● **WHAT TO WORK ON**: Transcribe the listing below from its opening line up to and including the line that contains "10.64, 9.53, 13.25]"; reproduce nothing else.

● **SOURCE MATERIAL**:
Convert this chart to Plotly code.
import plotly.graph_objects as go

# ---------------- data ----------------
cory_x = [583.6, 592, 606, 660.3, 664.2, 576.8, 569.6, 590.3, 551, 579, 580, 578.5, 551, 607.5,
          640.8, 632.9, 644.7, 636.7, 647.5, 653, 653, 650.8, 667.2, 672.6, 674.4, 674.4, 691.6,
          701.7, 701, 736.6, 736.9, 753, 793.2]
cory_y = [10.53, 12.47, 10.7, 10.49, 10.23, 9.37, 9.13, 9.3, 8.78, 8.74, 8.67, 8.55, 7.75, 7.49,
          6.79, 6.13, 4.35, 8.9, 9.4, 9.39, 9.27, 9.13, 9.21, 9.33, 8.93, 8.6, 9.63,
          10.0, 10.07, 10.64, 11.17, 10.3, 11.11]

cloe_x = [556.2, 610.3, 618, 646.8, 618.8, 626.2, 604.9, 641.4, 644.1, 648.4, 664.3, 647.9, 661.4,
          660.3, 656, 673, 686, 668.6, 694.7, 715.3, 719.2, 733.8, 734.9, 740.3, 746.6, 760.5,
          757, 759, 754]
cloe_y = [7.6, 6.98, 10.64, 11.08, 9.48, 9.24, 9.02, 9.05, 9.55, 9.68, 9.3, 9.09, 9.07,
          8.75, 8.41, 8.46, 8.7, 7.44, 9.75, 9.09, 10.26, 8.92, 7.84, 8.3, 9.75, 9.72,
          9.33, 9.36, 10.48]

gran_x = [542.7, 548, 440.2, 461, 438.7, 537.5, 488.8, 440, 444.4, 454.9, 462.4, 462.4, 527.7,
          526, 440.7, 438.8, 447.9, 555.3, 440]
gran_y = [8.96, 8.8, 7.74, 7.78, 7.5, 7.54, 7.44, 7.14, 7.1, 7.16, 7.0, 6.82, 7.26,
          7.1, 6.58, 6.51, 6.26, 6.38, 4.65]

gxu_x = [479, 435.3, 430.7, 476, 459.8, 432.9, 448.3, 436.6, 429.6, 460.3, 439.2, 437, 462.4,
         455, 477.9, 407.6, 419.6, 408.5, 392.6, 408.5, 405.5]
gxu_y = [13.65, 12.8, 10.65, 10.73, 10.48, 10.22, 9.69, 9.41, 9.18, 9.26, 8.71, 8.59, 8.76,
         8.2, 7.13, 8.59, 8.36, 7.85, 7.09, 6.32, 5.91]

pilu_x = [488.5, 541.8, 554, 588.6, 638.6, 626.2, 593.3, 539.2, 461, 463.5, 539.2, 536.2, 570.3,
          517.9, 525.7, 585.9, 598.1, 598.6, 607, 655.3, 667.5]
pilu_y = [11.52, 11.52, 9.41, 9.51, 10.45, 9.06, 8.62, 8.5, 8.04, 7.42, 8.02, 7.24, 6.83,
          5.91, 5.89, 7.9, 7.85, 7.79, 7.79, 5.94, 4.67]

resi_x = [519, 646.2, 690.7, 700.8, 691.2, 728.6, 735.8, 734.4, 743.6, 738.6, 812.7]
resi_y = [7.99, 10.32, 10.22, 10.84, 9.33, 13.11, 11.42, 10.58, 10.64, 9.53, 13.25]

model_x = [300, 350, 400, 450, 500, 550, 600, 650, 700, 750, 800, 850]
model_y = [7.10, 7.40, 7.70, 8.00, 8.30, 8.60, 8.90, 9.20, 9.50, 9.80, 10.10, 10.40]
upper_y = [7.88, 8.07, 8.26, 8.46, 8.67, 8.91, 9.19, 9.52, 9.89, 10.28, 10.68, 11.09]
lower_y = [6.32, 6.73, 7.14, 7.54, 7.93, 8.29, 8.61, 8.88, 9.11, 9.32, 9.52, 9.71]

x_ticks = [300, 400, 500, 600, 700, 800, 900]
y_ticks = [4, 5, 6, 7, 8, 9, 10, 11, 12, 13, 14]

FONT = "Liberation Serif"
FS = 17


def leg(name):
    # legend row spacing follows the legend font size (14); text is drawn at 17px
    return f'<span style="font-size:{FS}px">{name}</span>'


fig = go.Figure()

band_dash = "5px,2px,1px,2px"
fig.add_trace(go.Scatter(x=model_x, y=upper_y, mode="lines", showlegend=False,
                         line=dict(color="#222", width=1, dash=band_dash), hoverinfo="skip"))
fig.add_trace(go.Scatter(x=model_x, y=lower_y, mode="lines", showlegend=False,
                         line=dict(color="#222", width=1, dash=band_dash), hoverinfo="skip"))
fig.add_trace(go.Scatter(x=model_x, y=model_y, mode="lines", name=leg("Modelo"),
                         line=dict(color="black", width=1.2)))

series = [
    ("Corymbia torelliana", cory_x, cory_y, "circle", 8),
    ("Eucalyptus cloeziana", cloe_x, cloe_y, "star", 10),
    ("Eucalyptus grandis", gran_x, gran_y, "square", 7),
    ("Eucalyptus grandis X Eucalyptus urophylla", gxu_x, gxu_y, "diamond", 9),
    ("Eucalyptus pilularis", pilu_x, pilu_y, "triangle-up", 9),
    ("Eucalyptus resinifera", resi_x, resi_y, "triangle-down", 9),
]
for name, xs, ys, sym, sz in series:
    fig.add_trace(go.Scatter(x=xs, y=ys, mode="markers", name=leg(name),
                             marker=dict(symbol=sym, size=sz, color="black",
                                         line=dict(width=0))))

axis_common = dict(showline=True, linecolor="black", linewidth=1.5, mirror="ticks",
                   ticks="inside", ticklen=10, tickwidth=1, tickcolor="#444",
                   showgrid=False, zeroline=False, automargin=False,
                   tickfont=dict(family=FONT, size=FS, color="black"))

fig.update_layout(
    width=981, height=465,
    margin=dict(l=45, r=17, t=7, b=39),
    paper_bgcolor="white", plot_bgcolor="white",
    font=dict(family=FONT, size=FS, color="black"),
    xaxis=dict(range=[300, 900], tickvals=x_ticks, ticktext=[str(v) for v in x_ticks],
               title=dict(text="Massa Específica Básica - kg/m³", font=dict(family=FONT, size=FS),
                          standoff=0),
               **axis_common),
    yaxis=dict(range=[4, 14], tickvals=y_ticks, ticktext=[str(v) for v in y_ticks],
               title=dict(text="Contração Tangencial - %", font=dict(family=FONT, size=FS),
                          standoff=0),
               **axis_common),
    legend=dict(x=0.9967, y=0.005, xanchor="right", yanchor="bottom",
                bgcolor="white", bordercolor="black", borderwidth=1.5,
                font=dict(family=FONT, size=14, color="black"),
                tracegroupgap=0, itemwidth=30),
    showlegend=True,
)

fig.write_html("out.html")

● **FINISHED ANSWER**:
Convert this chart to Plotly code.
import plotly.graph_objects as go

# ---------------- data ----------------
cory_x = [583.6, 592, 606, 660.3, 664.2, 576.8, 569.6, 590.3, 551, 579, 580, 578.5, 551, 607.5,
          640.8, 632.9, 644.7, 636.7, 647.5, 653, 653, 650.8, 667.2, 672.6, 674.4, 674.4, 691.6,
          701.7, 701, 736.6, 736.9, 753, 793.2]
cory_y = [10.53, 12.47, 10.7, 10.49, 10.23, 9.37, 9.13, 9.3, 8.78, 8.74, 8.67, 8.55, 7.75, 7.49,
          6.79, 6.13, 4.35, 8.9, 9.4, 9.39, 9.27, 9.13, 9.21, 9.33, 8.93, 8.6, 9.63,
          10.0, 10.07, 10.64, 11.17, 10.3, 11.11]

cloe_x = [556.2, 610.3, 618, 646.8, 618.8, 626.2, 604.9, 641.4, 644.1, 648.4, 664.3, 647.9, 661.4,
          660.3, 656, 673, 686, 668.6, 694.7, 715.3, 719.2, 733.8, 734.9, 740.3, 746.6, 760.5,
          757, 759, 754]
cloe_y = [7.6, 6.98, 10.64, 11.08, 9.48, 9.24, 9.02, 9.05, 9.55, 9.68, 9.3, 9.09, 9.07,
          8.75, 8.41, 8.46, 8.7, 7.44, 9.75, 9.09, 10.26, 8.92, 7.84, 8.3, 9.75, 9.72,
          9.33, 9.36, 10.48]

gran_x = [542.7, 548, 440.2, 461, 438.7, 537.5, 488.8, 440, 444.4, 454.9, 462.4, 462.4, 527.7,
          526, 440.7, 438.8, 447.9, 555.3, 440]
gran_y = [8.96, 8.8, 7.74, 7.78, 7.5, 7.54, 7.44, 7.14, 7.1, 7.16, 7.0, 6.82, 7.26,
          7.1, 6.58, 6.51, 6.26, 6.38, 4.65]

gxu_x = [479, 435.3, 430.7, 476, 459.8, 432.9, 448.3, 436.6, 429.6, 460.3, 439.2, 437, 462.4,
         455, 477.9, 407.6, 419.6, 408.5, 392.6, 408.5, 405.5]
gxu_y = [13.65, 12.8, 10.65, 10.73, 10.48, 10.22, 9.69, 9.41, 9.18, 9.26, 8.71, 8.59, 8.76,
         8.2, 7.13, 8.59, 8.36, 7.85, 7.09, 6.32, 5.91]

pilu_x = [488.5, 541.8, 554, 588.6, 638.6, 626.2, 593.3, 539.2, 461, 463.5, 539.2, 536.2, 570.3,
          517.9, 525.7, 585.9, 598.1, 598.6, 607, 655.3, 667.5]
pilu_y = [11.52, 11.52, 9.41, 9.51, 10.45, 9.06, 8.62, 8.5, 8.04, 7.42, 8.02, 7.24, 6.83,
          5.91, 5.89, 7.9, 7.85, 7.79, 7.79, 5.94, 4.67]

resi_x = [519, 646.2, 690.7, 700.8, 691.2, 728.6, 735.8, 734.4, 743.6, 738.6, 812.7]
resi_y = [7.99, 10.32, 10.22, 10.84, 9.33, 13.11, 11.42, 10.58, 10.64, 9.53, 13.25]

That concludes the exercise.